- The Swiss market sentiment is 55% bearish (+2%)
- 57% of pending orders in the 100-pip range are set to BUY
- Upcoming fundamental events: US (Core) Durable Goods Orders m/m, Fed Chair Powell to speak, Jackson Hole Symposium
The US Dollar showed strengthened against the US Dollar on Thursday, being located at 111.50 early today.
The Census Bureau released Retail Sales data that came better-than-expected of 0.5% to forecasted 0.1%. The data represents a good sign for the Greenback, as well as an increase of total value of sales at the retail level.

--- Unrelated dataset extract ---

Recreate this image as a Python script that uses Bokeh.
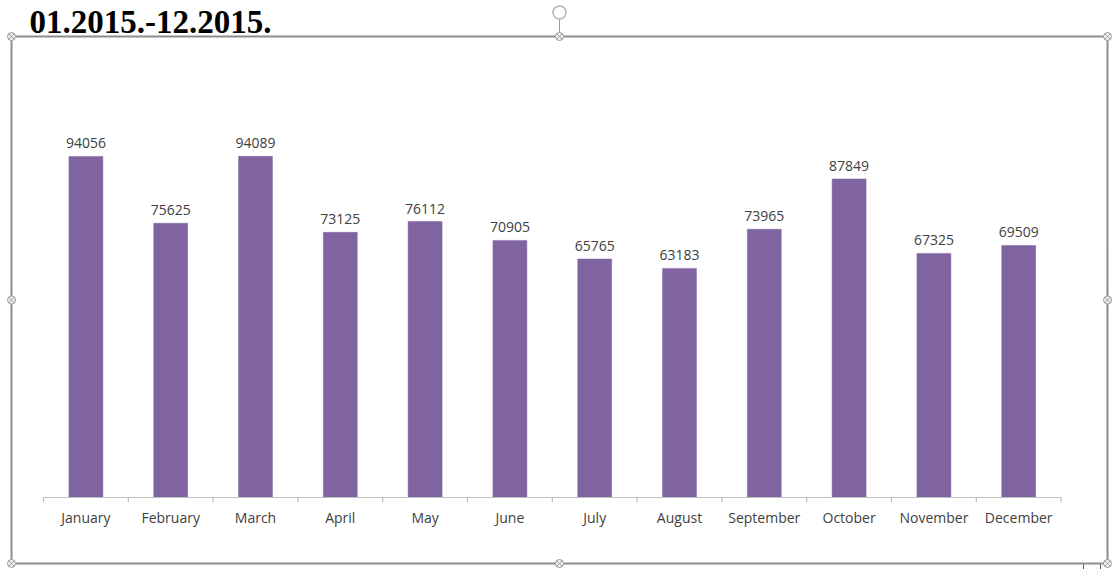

Michael Feroli, an economist at JPMorgan Chase said: "It gives us comfort that consumers are nowhere near to being as overstretched as they were in the years heading into the Great Recession".
Powell speaks today
Friday's trading session will start with the US monthly Durable Goods Orders at 1230GMT. The market expectation about the core reading is a 0.5% advance during the month of July. The event will be covered by Dukascopy Analytics on the bank's live webinar platform. The cover will start at 12:20 GMT.

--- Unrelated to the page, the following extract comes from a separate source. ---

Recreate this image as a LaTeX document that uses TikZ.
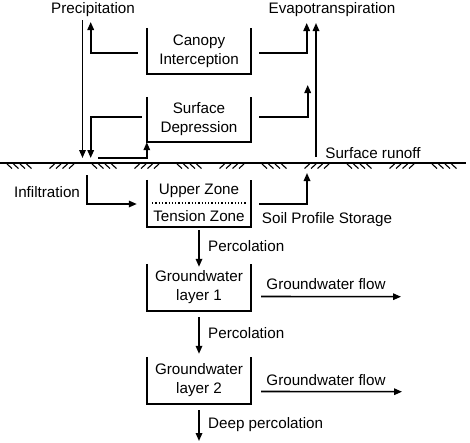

Another important fundamental event that could shake the given currency pair is a speech by the Fed Chair Jerome Powell who is to address ‘Monetary Policy in a Changing Economy' at 1400GMT.
USD/JPY breaks pattern
The Japanese Yen has still been depreciating against the US Dollar during the last three days. The main pair passed through the monthly PP( 110.692) and tested weekly R1 during Thursday's trading session. In general, the US Dollar recovered 0.85% from Wednesday night until Friday morning.On Friday morning, the main pair was at 1.1270 showing strong bullish signals. The US Dollar passed through all SMAs on Wednesday and breaks pattern starting from yesterday's session. On Friday, we can observe that the currency movement is trying to fit into the existing trend line.
The 55-hour and 100-hour SMAs have crossed during yesterday's trading session as it was expected. However, the 200-hour SMA has joining the club crossing the 55-hour SMA early on Friday.
Hourly Chart
It is apparent on the daily chart that the USD/JPY exchange rate breached the prevailing wedge pattern to the upside on Thursday. It means that the pair might try to push towards the breached channel line and the monthly PP circa 112.00.
Technical indicators, however, are tilted more to the bearish side. It means that the Greenback's target during the following days could be the 100- and 200-day SMAs at 110.00.
Daily chart
The Swiss Foreign Exchange sentiment was 55% short on Friday morning.
In the meantime, trader set up orders have abandoned the neutral zone, standing at 53% long positions.
53% of Saxo Bank traders are short today, compared with 56% being long on Thursday. Meanwhile, OANDA traders are now neutral.
It can be clearly seen that the global forex market participants are unsure what will be the next move on the charts of the USD/JPY, as the bears and bulls are almost balanced.